Ora, nem de propósito, por aquela época o que se ia vendo, ouvindo e lendo sobre a petição/manifesto era VGM isto, VGM aquilo, Graça Moura para cá, o Vasco para lá, VGM sobretudo, e sobre tudo pairando o espectro do político, o destacado dirigente de um Partido confundindo-se com o (co-)autor do Manifesto, a petição subscrita por milhares aparecia a muitos outros milhares como tendo apenas a assinatura do seu primeiro subscritor e principal mentor.

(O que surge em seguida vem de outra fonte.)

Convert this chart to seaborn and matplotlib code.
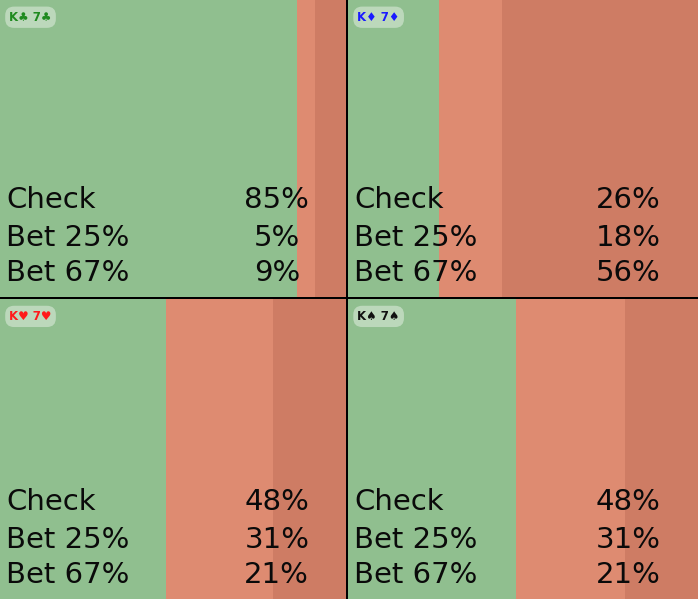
import matplotlib
matplotlib.use("Agg")
import matplotlib.pyplot as plt
import seaborn as sns
import numpy as np

# Data: one panel per hand
hands = ["K♣ 7♣", "K♦ 7♦", "K♥ 7♥", "K♠ 7♠"]
hand_colors = ["#1f8a1f", "#1a1aff", "#ff1a1a", "#111111"]
actions = ["Check", "Bet 25%", "Bet 67%"]
check_pct = [85, 26, 48, 48]
bet25_pct = [5, 18, 31, 31]
bet67_pct = [9, 56, 21, 21]

action_colors = ["#90bf8f", "#de8b71", "#ce7c64"]

sns.set_style("white")
plt.rcParams["font.family"] = ["DejaVu Sans"]

fig = plt.figure(figsize=(6.98, 5.99), dpi=100)
fig.patch.set_facecolor("black")

W, H = 698, 599
# panel rectangles in pixels: left, top, width, height
rects = [(0, 0, 346, 297), (348, 0, 350, 297),
         (0, 299, 346, 300), (348, 299, 350, 300)]

for i, (px, py, pw, ph) in enumerate(rects):
    ax = fig.add_axes([px / W, 1 - (py + ph) / H, pw / W, ph / H])
    vals = [check_pct[i], bet25_pct[i], bet67_pct[i]]
    cum = np.cumsum(vals)
    # stacked horizontal bar: draw the longest first
    for j in range(len(vals) - 1, -1, -1):
        sns.barplot(x=[cum[j]], y=[0], orient="h", color=action_colors[j],
                    width=1.0, saturation=1, linewidth=0, ax=ax)
    ax.set_xlim(0, cum[-1])
    ax.set_ylim(0.5, -0.5)
    ax.set_axis_off()

    for j, name in enumerate(actions):
        yy = [0.325, 0.198, 0.08][j]
        ax.text(0.017, yy, name, transform=ax.transAxes, fontsize=21,
                ha="left", va="center", color="#0a0a0a")
        ax.text(0.80, yy, f"{vals[j]}%", transform=ax.transAxes, fontsize=21,
                ha="center", va="center", color="#0a0a0a")

    ax.text(0.027, 0.942, hands[i], transform=ax.transAxes,
            fontsize=8.5, fontweight="bold", color=hand_colors[i],
            ha="left", va="center",
            bbox=dict(boxstyle="round,pad=0.35,rounding_size=0.75",
                      facecolor="white", alpha=0.4, edgecolor="none"))

fig.savefig("out.png", dpi=100, facecolor=fig.get_facecolor())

Acredito piamente em que isto tenha sido involuntário, que os acontecimentos se tenham encadeado assim como poderiam ter seguido outro rumo. Mas pelo menos quanto ao que está em causa, a Língua Portuguesa, parece-me ser tremendo erro que uma única pessoa se torne na “face visível” de uma Causa nacional, transversal, dizendo respeito a todos, mesmo aos “ignorantes”, aos analfabetos e até aos recém-nascidos, os quais, pobres anjinhos, por tremendo azar vêm ao mundo ignorantes de todo, sem saber ler nem escrever ou sequer falar.
Bem sei que existem rebanhos, manadas e bandos, por exemplo, não há como negar as evidências, ele há pastores, ele há líderes, ele há machos-alfa (ou fêmeas-alfa), e é claro que determinam algumas leis da Natureza seguir confortavelmente o formigueiro sua rainha pelo carreiro.
Porém: não tem necessariamente de ser sempre assim, que diabo, ao menos neste tema em particular poderia e sobretudo deveria ter havido alguma prudência. Vasco Graça Moura foi uma figura de excepção no panorama cultural português. Ficará para sempre nos anais da nossa Literatura. Tem reservado, por mérito próprio, um lugar de destaque na História da Cultura portuguesa. E foi efectivamente o mais mediático activista na luta contra o monstro desortográfico.
Mas VGM foi também um homem. Um homem que, à semelhança de qualquer cidadão politicamente habilitado e que esteja para aí virado, militava num partido político, ao qual dedicava boa parte do seu tempo, do seu trabalho, do seu saber e, por fim, do seu próprio prestígio.
Para os portugueses em geral, VGM era um intelectual de topo que militava no PSD. Muito ligado a Cavaco Silva, foi deputado europeu eleito pelo PSD e foi nomeado pelo PSD como Secretário de Estado em 1975. Portanto, para os portugueses em geral, VGM era “o PSD”. Criou, por conseguinte, enquanto animal político, sem ofensa, uma espécie de anti-corpos no tecido social indígena. Muitos portugueses passaram a associar ideologicamente a Petição/Manifesto à militância político-partidária de Vasco Graça Moura, que era a “face visível” do Manifesto. E por simples associação de ideias, não havendo à época mais nada em termos de resistência ao AO90, muita gente passou a associar essa “face” não apenas à petição como à Causa anti-acordista em geral.
Acresce que, como vimos, havia um outro problema na petição/manifesto, na sua formulação: afinal, e note-se que o próprio Parlamento “solicitou a clarificação do objecto da petição”, a pretensão da dita consubstanciava-se em que o mesmo Parlamento “tome, adopte ou proponha as medidas julgadas necessárias”.
Na melhor das hipóteses, isto equivaleria à apresentação por parte dos deputados de uma Iniciativa Legislativa (ou proposta de Resolução) — conforme entendessem, porque o texto da petição não era objectivo quanto a isso. “Para que sejam alcançados os resultados reivindicados nesta petição”, convenhamos, é uma formulação algo vaga.
Na pior das hipóteses, que era aliás mais do que provável, o Parlamento poderia vir a fazer quanto ao assunto o que efectivamente acabou por suceder: despache-se relatório, recomende-se ao Governo “que as preocupações e os alertas dos peticionários devem ser tidos em conta” (“na opinião do deputado relator”, valha-me Deus!), arquive-se, assunto arrumado.
Em suma, deste quase fatal resultado sabemos nós hoje, ficámos dele inteirados assim que foi despachado o tal relatório parlamentar, mas havia que decidir muito antes, por antecipação, por presunção (e sem qualquer água benta), o que fazer se a petição falhasse. E se afinal aquilo desse em nada por um lado e em coisa nenhuma por outro?